Papa, my first love, akhirnya meninggalkan saya selama-lamanya. Rasanya ada yang ikut hilang dari jiwa. Ini memang takdir tapi tetap saja saya tak kuasa menghadapinya.

Papa meninggal dunia Sabtu kemarin, 31 Juli 2021 pukul 03.35 di Padang di ruang ICU Rumah Sakit M Jamil ketika masih pakai ventilator. Ternyata wabah ini ikut merenggutnya dari kami.

Kepergian ini sempat membuat mati rasa. Kesedihan ini bukan hanya karena menghadapi kenyataan bahwa kami tak bisa lagi bertemu, tapi juga karena kami tidak sempat berpamitan. Banyak hal yang ingin saya katakan. Tentang betapa sayangnya saya kepadanya, betapa bahagianya menjadi anaknya, betapa bangganya punya papa seperti dia dan kata maaf atas segala kesalahan selama usia saya menjadi anaknya. Banyak. Saya benar-benar belum siap dengan kepergiannya.

Selama dia sakit saya masih selalu optimis. Walaupun memang menjadi kecut ketika dokter menyarankan pasang ventilator. Papa adalah orang dengan semangat yang tinggi. Selalu ceria dan bahkan menularkannya ke orang lain. Saya selalu optimis dia bisa melewati ini. Hari-hari menunggu papa sembuh adalah hari-hari dengan doa terpanjang dan terdalam siang dan malam. Tapi ternyata virus itu sudah menyerang paru-paru papa sedemikian rupa.
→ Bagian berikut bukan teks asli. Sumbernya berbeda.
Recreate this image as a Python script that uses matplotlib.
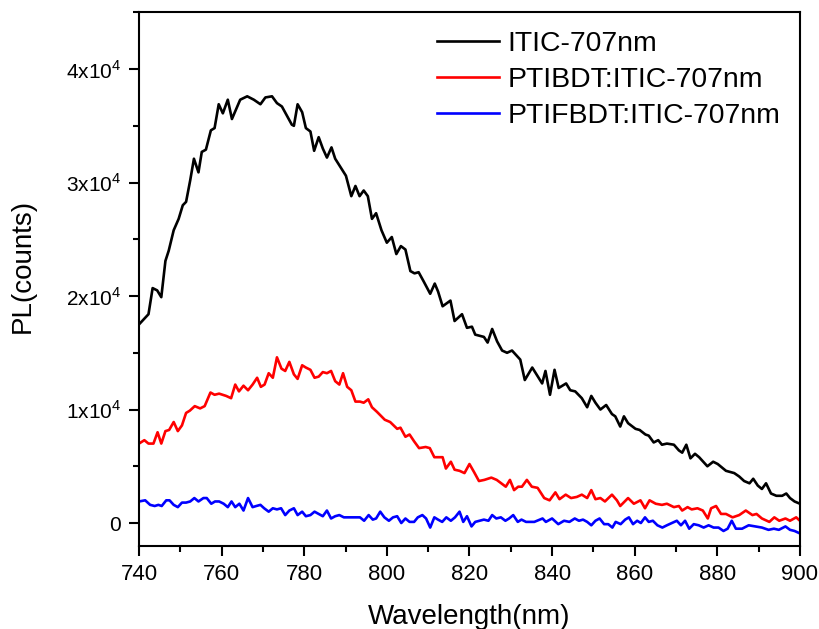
import numpy as np
import matplotlib.pyplot as plt
from matplotlib.ticker import MultipleLocator, FuncFormatter

plt.rcParams['font.family'] = ['Liberation Sans', 'DejaVu Sans']
plt.rcParams['mathtext.fontset'] = 'custom'
plt.rcParams['mathtext.rm'] = 'Liberation Sans'

# values in units of 1e4 counts
x_itic = [740.0, 742.3, 743.3, 744.4, 745.4, 746.4, 747.2, 748.4, 749.6, 750.6, 751.4, 752.4, 753.3, 754.4,
          755.2, 756.2, 757.4, 758.3, 759.3, 760.3, 761.5, 762.5, 764.5, 766.2, 767.8, 769.4, 770.6, 772.2,
          773.4, 774.6, 775.8, 777.0, 777.5, 778.4, 779.5, 780.4, 781.5, 782.4, 783.5, 784.5, 785.5, 786.6,
          787.5, 788.7, 790.1, 791.4, 792.4, 793.4, 794.4, 795.4, 796.4, 797.4, 798.7, 800.0, 801.2, 802.3,
          803.4, 804.5, 805.7, 806.7, 807.7, 808.9, 810.5, 811.6, 812.4, 813.5, 815.4, 816.4, 818.2, 819.4,
          820.6, 821.4, 823.5, 824.4, 825.5, 826.7, 827.9, 829.1, 830.3, 832.3, 833.4, 835.2, 836.4, 837.6,
          838.4, 839.5, 840.6, 841.6, 843.4, 844.4, 845.6, 847.2, 848.5, 849.5, 850.5, 851.7, 853.1, 854.5,
          855.3, 856.5, 857.4, 858.4, 860.2, 861.2, 862.6, 863.4, 864.6, 865.7, 866.6, 867.8, 869.5, 870.7,
          871.5, 872.5, 873.5, 874.6, 875.6, 877.6, 879.0, 880.1, 882.1, 884.1, 885.3, 886.5, 887.8, 888.7,
          889.8, 890.8, 891.8, 893.0, 894.3, 895.7, 896.7, 897.6, 898.7, 900.0]
y_itic = [1.75, 1.84, 2.07, 2.05, 1.99, 2.31, 2.40, 2.58, 2.68, 2.80, 2.83, 3.02, 3.21, 3.09,
          3.27, 3.29, 3.46, 3.48, 3.69, 3.61, 3.73, 3.56, 3.73, 3.76, 3.73, 3.69, 3.75, 3.76,
          3.70, 3.67, 3.59, 3.51, 3.50, 3.69, 3.62, 3.48, 3.45, 3.28, 3.40, 3.30, 3.22, 3.31,
          3.21, 3.14, 3.06, 2.88, 2.97, 2.88, 2.93, 2.88, 2.68, 2.73, 2.58, 2.47, 2.52, 2.37,
          2.44, 2.41, 2.22, 2.20, 2.21, 2.13, 2.02, 2.11, 2.04, 1.91, 1.96, 1.78, 1.84, 1.72,
          1.73, 1.66, 1.64, 1.59, 1.71, 1.60, 1.52, 1.50, 1.52, 1.44, 1.26, 1.37, 1.30, 1.23,
          1.34, 1.13, 1.35, 1.19, 1.23, 1.17, 1.16, 1.10, 1.02, 1.12, 1.06, 1.00, 1.04, 0.96,
          0.94, 0.85, 0.94, 0.88, 0.83, 0.82, 0.78, 0.77, 0.71, 0.73, 0.69, 0.70, 0.69, 0.64,
          0.62, 0.69, 0.57, 0.61, 0.58, 0.50, 0.54, 0.52, 0.46, 0.44, 0.41, 0.37, 0.35, 0.39,
          0.33, 0.30, 0.35, 0.26, 0.24, 0.24, 0.26, 0.22, 0.19, 0.17]

x_ptibdt = [740.0, 741.3, 742.3, 743.5, 744.5, 745.4, 746.4, 747.3, 748.4, 749.4, 750.4, 751.4, 752.3, 753.5,
            754.8, 755.9, 757.3, 758.3, 759.4, 761.1, 762.3, 763.3, 764.2, 765.3, 766.4, 767.5, 768.6, 769.5,
            770.4, 771.4, 772.4, 773.4, 774.5, 775.4, 776.4, 777.5, 778.4, 779.5, 780.4, 781.5, 782.5, 783.5,
            784.5, 785.5, 786.5, 787.5, 788.5, 789.4, 790.4, 791.4, 792.4, 793.5, 794.4, 795.5, 796.4, 797.6,
            798.7, 799.5, 800.8, 802.5, 803.3, 804.5, 805.5, 806.6, 807.8, 809.4, 810.4, 811.5, 813.5, 814.3,
            815.5, 816.4, 817.6, 818.8, 820.0, 821.1, 822.3, 823.6, 825.3, 826.6, 827.7, 828.8, 829.8, 830.8,
            831.8, 832.7, 833.9, 835.1, 836.5, 838.1, 839.4, 840.8, 841.8, 843.3, 844.6, 846.0, 847.2, 848.5,
            849.5, 850.5, 851.7, 852.8, 854.5, 855.7, 856.5, 858.4, 859.8, 861.4, 862.5, 863.6, 865.1, 866.6,
            867.8, 869.5, 870.7, 871.5, 872.8, 873.8, 875.2, 876.5, 877.7, 878.5, 879.7, 880.9, 882.1, 883.7,
            885.3, 886.9, 888.5, 889.5, 890.8, 892.6, 893.8, 895.0, 896.5, 897.6, 899.1, 900.0]
y_ptibdt = [0.70, 0.73, 0.70, 0.70, 0.80, 0.70, 0.81, 0.82, 0.89, 0.81, 0.86, 0.97, 0.99, 1.03,
            1.01, 1.03, 1.15, 1.13, 1.14, 1.12, 1.10, 1.22, 1.16, 1.21, 1.17, 1.22, 1.28, 1.20,
            1.22, 1.32, 1.28, 1.46, 1.36, 1.34, 1.42, 1.31, 1.27, 1.39, 1.37, 1.35, 1.28, 1.29,
            1.33, 1.32, 1.34, 1.25, 1.22, 1.32, 1.20, 1.17, 1.07, 1.07, 1.06, 1.09, 1.02, 0.98,
            0.94, 0.91, 0.89, 0.83, 0.84, 0.76, 0.78, 0.72, 0.66, 0.67, 0.66, 0.58, 0.58, 0.48,
            0.54, 0.47, 0.46, 0.44, 0.52, 0.45, 0.37, 0.38, 0.40, 0.38, 0.35, 0.32, 0.38, 0.29,
            0.32, 0.32, 0.38, 0.32, 0.31, 0.22, 0.20, 0.27, 0.21, 0.25, 0.22, 0.23, 0.25, 0.22,
            0.29, 0.21, 0.22, 0.19, 0.25, 0.20, 0.15, 0.22, 0.17, 0.20, 0.13, 0.20, 0.17, 0.16,
            0.17, 0.14, 0.15, 0.11, 0.14, 0.12, 0.13, 0.11, 0.04, 0.13, 0.15, 0.08, 0.08, 0.05,
            0.07, 0.11, 0.07, 0.08, 0.04, 0.01, 0.05, 0.02, 0.04, 0.02, 0.05, 0.02]

x_ptifbdt = [740.0, 741.5, 742.7, 743.8, 744.7, 745.5, 746.6, 747.4, 748.4, 749.4, 750.4, 751.4, 752.4, 753.4,
             754.4, 755.6, 756.4, 757.5, 758.4, 759.4, 760.5, 761.5, 762.4, 763.3, 764.3, 765.3, 766.4, 767.5,
             768.4, 769.4, 770.3, 771.4, 772.4, 773.4, 774.4, 775.4, 776.4, 777.5, 778.4, 779.5, 780.4, 781.5,
             782.5, 783.5, 784.5, 785.5, 786.5, 787.5, 788.5, 789.6, 790.6, 791.5, 792.5, 793.5, 794.5, 795.6,
             796.6, 797.4, 798.4, 799.4, 800.5, 801.5, 802.5, 803.5, 804.5, 805.5, 806.6, 807.5, 808.6, 809.5,
             810.5, 811.5, 812.4, 813.4, 814.4, 815.5, 816.5, 817.6, 818.5, 819.4, 820.5, 821.4, 822.4, 823.5,
             824.6, 825.5, 826.5, 827.6, 828.7, 829.6, 830.6, 831.7, 832.6, 833.7, 835.7, 837.7, 838.5, 840.0,
             841.5, 842.9, 844.2, 845.5, 846.5, 847.5, 848.5, 849.5, 850.5, 851.5, 852.6, 853.6, 854.6, 855.4,
             856.6, 857.7, 858.6, 859.6, 860.6, 861.5, 862.5, 863.4, 864.4, 865.5, 866.7, 867.8, 869.0, 870.2,
             871.2, 872.2, 873.2, 874.3, 875.5, 876.7, 877.9, 879.1, 880.3, 881.5, 882.5, 883.5, 884.5, 886.0,
             887.6, 889.2, 890.8, 892.4, 893.7, 894.9, 896.5, 897.6, 898.7, 899.9]
y_ptifbdt = [0.19, 0.20, 0.16, 0.15, 0.16, 0.15, 0.20, 0.20, 0.16, 0.14, 0.18, 0.18, 0.19, 0.22,
             0.19, 0.22, 0.22, 0.17, 0.19, 0.19, 0.17, 0.14, 0.19, 0.14, 0.17, 0.11, 0.22, 0.14,
             0.15, 0.16, 0.13, 0.10, 0.13, 0.12, 0.13, 0.07, 0.11, 0.13, 0.07, 0.10, 0.06, 0.07,
             0.10, 0.08, 0.06, 0.11, 0.04, 0.06, 0.07, 0.05, 0.05, 0.05, 0.05, 0.05, 0.02, 0.07,
             0.03, 0.04, 0.10, 0.05, 0.02, 0.05, 0.06, 0.00, 0.04, 0.01, 0.01, 0.05, 0.07, 0.04,
             -0.04, 0.05, 0.03, 0.01, 0.05, 0.02, 0.05, 0.10, 0.01, 0.06, -0.03, 0.01, 0.02, 0.03,
             0.02, 0.07, 0.04, 0.05, 0.02, 0.04, 0.07, 0.01, 0.03, 0.01, 0.01, 0.04, 0.01, 0.04,
             -0.01, 0.02, 0.01, 0.04, 0.02, 0.03, 0.01, -0.02, 0.02, 0.04, -0.01, -0.01, -0.04, 0.01,
             -0.01, 0.03, 0.05, -0.01, 0.02, 0.00, 0.05, 0.01, 0.02, -0.02, -0.04, -0.02, 0.00, 0.02,
             -0.02, 0.02, -0.05, -0.01, -0.02, -0.04, -0.02, -0.04, -0.04, -0.07, -0.05, 0.02, -0.05, -0.05,
             -0.02, -0.03, -0.04, -0.06, -0.05, -0.06, -0.03, -0.06, -0.07, -0.09]

labels = ['ITIC-707nm', 'PTIBDT:ITIC-707nm', 'PTIFBDT:ITIC-707nm']
colors = ['black', 'red', 'blue']

fig = plt.figure(figsize=(8.2, 6.29), dpi=100)
ax = fig.add_axes([0.1695, 0.1324, 0.806, 0.848])

series = [(x_itic, y_itic), (x_ptibdt, y_ptibdt), (x_ptifbdt, y_ptifbdt)]
for (xs, ys), lab, c in zip(series, labels, colors):
    ax.plot(xs, np.array(ys) * 1e4, color=c, lw=1.9, label=lab)

ax.set_xlim(740, 900)
ax.set_ylim(-2000, 45000)
ax.xaxis.set_major_locator(MultipleLocator(20))
ax.xaxis.set_minor_locator(MultipleLocator(10))
ax.yaxis.set_major_locator(MultipleLocator(10000))
ax.yaxis.set_minor_locator(MultipleLocator(5000))


def fmt(v, pos):
    n = int(round(v / 1e4))
    if n == 0:
        return '0'
    return '%dx10$^{4}$' % n


ax.yaxis.set_major_formatter(FuncFormatter(fmt))
ax.tick_params(which='major', direction='out', length=7.5, width=1.5)
ax.tick_params(which='minor', direction='out', length=4.3, width=1.5)
ax.tick_params(axis='x', which='major', labelsize=16, pad=6)
ax.tick_params(axis='y', which='major', labelsize=15, pad=5.5)
for s in ax.spines.values():
    s.set_linewidth(1.5)

ax.set_xlabel('Wavelength(nm)', fontsize=20, labelpad=13)
ax.set_ylabel('PL(counts)', fontsize=20)
ax.yaxis.set_label_coords(-0.156, 0.524)

ax.legend(loc='upper left', bbox_to_anchor=(437 / 820, 1 - 31 / 629), bbox_transform=fig.transFigure,
          frameon=False, fontsize=20.4, handlelength=2.2, handletextpad=0.28, labelspacing=0.36,
          borderpad=0, borderaxespad=0)

fig.savefig('out.png', dpi=100)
Tapi saya, anaknya ini, bahkan tidak pulang untuk melepas fisiknya ke liang lahat. Saya memilih tidak pulang ya karena pandemi ini, punya anak berumur 2 bulan membuat saya memutuskan melepas dari jauh. Dan juga karena papa akan diprosesi dengan cepat saja jadi tidak akan memungkinkan saya bisa menemuinya. Dia dimandikan dan dikafani di rumah sakit, tanpa disemayamkan di rumah langsung dibawa ke pusara. Walaupun papa tetap dishalatkan oleh orang-orang di kampung karena semua orang ingin melepasnya dengan sebaik-baiknya.

Selamat jalan papa sayang. Saya akan ikhlas melepasmu mulai dari sekarang. Datanglah sekali-sekali di dalam mimpi. Dan mudah-mudahan saya, mami, keluarga besar kita, bisa berkumpul lagi di tempatmu yang saya yakin ada di surga.